Tout ce que cela démontre, c’est la stupidité conceptuelle d’une monnaie issue du passé, et de son rôle, purement conventionnel par ailleurs, sur nos modes de pensée. Ce que j’espère moi, c’est que cette crise soit assez profonde pour nécessiter un nouveau Bretton Woods, à l’issu duquel une conception totalement innovante de la monnaie sera proposée comme base de l’économie, avec de vrais enjeu de développement humain (et pas seulement matériel), et un objectif mondial de croissance zéro (voire décroissance, mais il serait tout aussi stupide de créer un système qui aurait structurellement besoin de la décroissance, qu’il est crétin de continuer à encenscer un système qui a structurellement besoin de la croissance).

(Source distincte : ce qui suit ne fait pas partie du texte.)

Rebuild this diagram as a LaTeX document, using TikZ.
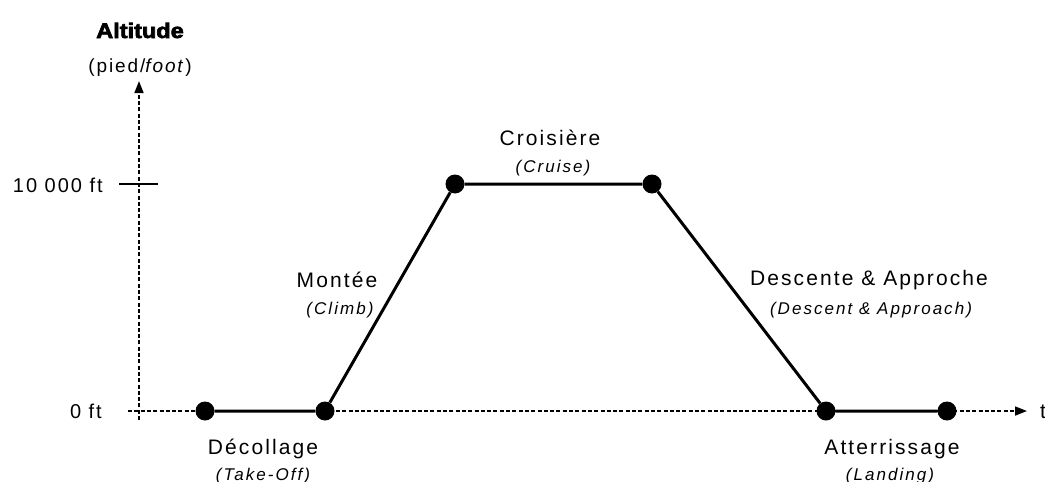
\documentclass[tikz,border=0pt]{standalone}
\usepackage{fontspec}
\setmainfont{Liberation Sans}
\newfontfamily\lblfont[LetterSpace=10]{Liberation Sans}
\newfontfamily\subfont[LetterSpace=12]{Liberation Sans}
\newfontfamily\altfont[BoldFeatures={FakeBold=3}]{Liberation Sans}
\usetikzlibrary{arrows.meta}
\begin{document}
\begin{tikzpicture}[x=1pt,y=-1pt,
  axis/.style={line width=1.7pt,dash pattern=on 4pt off 2.3pt,-{Triangle[length=12pt,width=9pt]}},
  profile/.style={line width=3pt},
  pt/.style={circle,fill=black,inner sep=0pt,minimum size=19pt},
  lbl/.style={font=\lblfont\fontsize{21}{24}\selectfont,anchor=base,inner sep=0pt},
  sub/.style={font=\subfont\itshape\fontsize{17}{20}\selectfont,anchor=base,inner sep=0pt},
  axlbl/.style={font=\lblfont\fontsize{20}{24}\selectfont,anchor=base east,inner sep=0pt}]
\useasboundingbox (0,0) rectangle (1045,482);
% axes
\coordinate (xs) at (128,411);
\coordinate (xe) at (1027,411);
\coordinate (ys) at (139,420);
\coordinate (ye) at (139,81);
\draw[axis] (xs) -- (xe);
\draw[axis] (ys) -- (ye);
\coordinate (tk1) at (119,184);
\coordinate (tk2) at (158,184);
\draw[line width=1.5pt] (tk1) -- (tk2);
% points
\node[pt] (p1) at (205,411) {};
\node[pt] (p2) at (325,411) {};
\node[pt] (p3) at (455,184) {};
\node[pt] (p4) at (652,184) {};
\node[pt] (p5) at (826,411) {};
\node[pt] (p6) at (947,411) {};
\draw[profile] (p1) -- (p2) -- (p3) -- (p4) -- (p5) -- (p6);
% axis labels
\node[font=\altfont\bfseries\fontsize{21}{24}\selectfont,anchor=base,inner sep=0pt,xscale=1.12] (alt) at (140,38) {Altitude};
\node[lbl,font=\lblfont\fontsize{19}{22}\selectfont] (unit) at (140,72) {(pied/\textit{foot})};
\node[axlbl] (h10) at (103,192) {10 000 ft};
\node[axlbl] (h0) at (102,418) {0 ft};
\node[lbl,anchor=base west] (t) at (1040,418) {t};
% phase labels
\node[lbl] (to) at (263,454) {Décollage};
\node[sub] (tos) at (263,480) {(Take-Off)};
\node[lbl] (cl) at (337,287) {Montée};
\node[sub] (cls) at (340,314) {(Climb)};
\node[lbl] (cr) at (550,145) {Croisière};
\node[sub] (crs) at (553,172) {(Cruise)};
\node[lbl] (de) at (869,285) {Descente \& Approche};
\node[sub] (des) at (871,314) {(Descent \& Approach)};
\node[lbl] (la) at (892,454) {Atterrissage};
\node[sub] (las) at (890,480) {(Landing)};
\end{tikzpicture}
\end{document}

Le capitalisme a eu son utilité, mais il ne représente qu’une courte parenthèse dans l’histoire humaine (moins de 300 ans). Il a apporté des bienfaits, permis de développer des techniques, d’explorer le savoir comme jamais auparavant, etc, mais il est sans doute arrivé au bout du rouleau, car la croissance n’est plus tenable pour nous ni pour la planète. Le chemin de l’humanité vers un monde toujours plus conscient de lui même est passé par la case "capitalisme", mais il faut maintenant en sortir. Le capitalisme a été un outil, mais pour affiner la tâche du développement humain, il n’est plus adapté, et il faut changer d’outil. Par analogie, imaginez un arbre, puis toutes les étapes nécessaires à le transformer en une belle chambre à coucher marquetée et sculptée. Croyez-vous possible de réaliser ce travail uniquement avec une tronçonneuse ? Non, car à chaque étape du travail, il est nécessaire de prendre un outil adapté. Notre propre évolution en tant qu’espèce ne déroge pas à la règle, passant de structure sociale en structure sociale, de mode économique en mode économique, depuis des millénaires. Une autre étape peut désormais être franchie. A nous de décider si nous la laissons s’imposer par le délitement violent d’un système moribon, ou si nous basculons volontairement et pacifiquement vers autre chose.

 

**La monnaie actuelle combine deux fonctions très différentes, et qui s’interfèrent mutuellement : moyen d’échange et réserve de valeur. Le moyen d’échange peut (et presque, doit) se dévaloriser pour assurer une circulation rapide, et donc une "irrigation" efficace de l’économie. La réserve de valeur ne doit pas se dévaloriser, car sinon, elle perd, par définition, tout intérêt pour cette fonction ! Ce phénomène de double fonction est parfaitement illustré par ce qu’il est convenu d’appeler "la loi de Gresham", qui dit que si deux monnaies circulent la "mauvaise" (celle qui se dévalorise) chasse la "bonne" (celle qui ne se dévalorise pas). Le jugement de valeur de Gresham est, à mon avis, sans fondement. En effet, son observation ne va pas au fond des choses, et la vérité serait que, lorsque cela est possible à travers un système bi-monétaire, les fonctions "moyen d’échange" et "réserve de valeur" de la monnaie se séparent naturellement, la monnaie la plus stable tendant à disparaître des échanges commerciaux. L’appréciation rapide de l’euro face au dollar pourrait d’ailleurs s’expliquer par un phénomène de Gresham : l’euro ne se dévalorise pas, il a donc une meilleure fonction de réserve de valeur que le dollar, qui lui se dévalorise par la crise de la finance, et reste par ailleurs le moyen d’échange conventionnel au niveau international.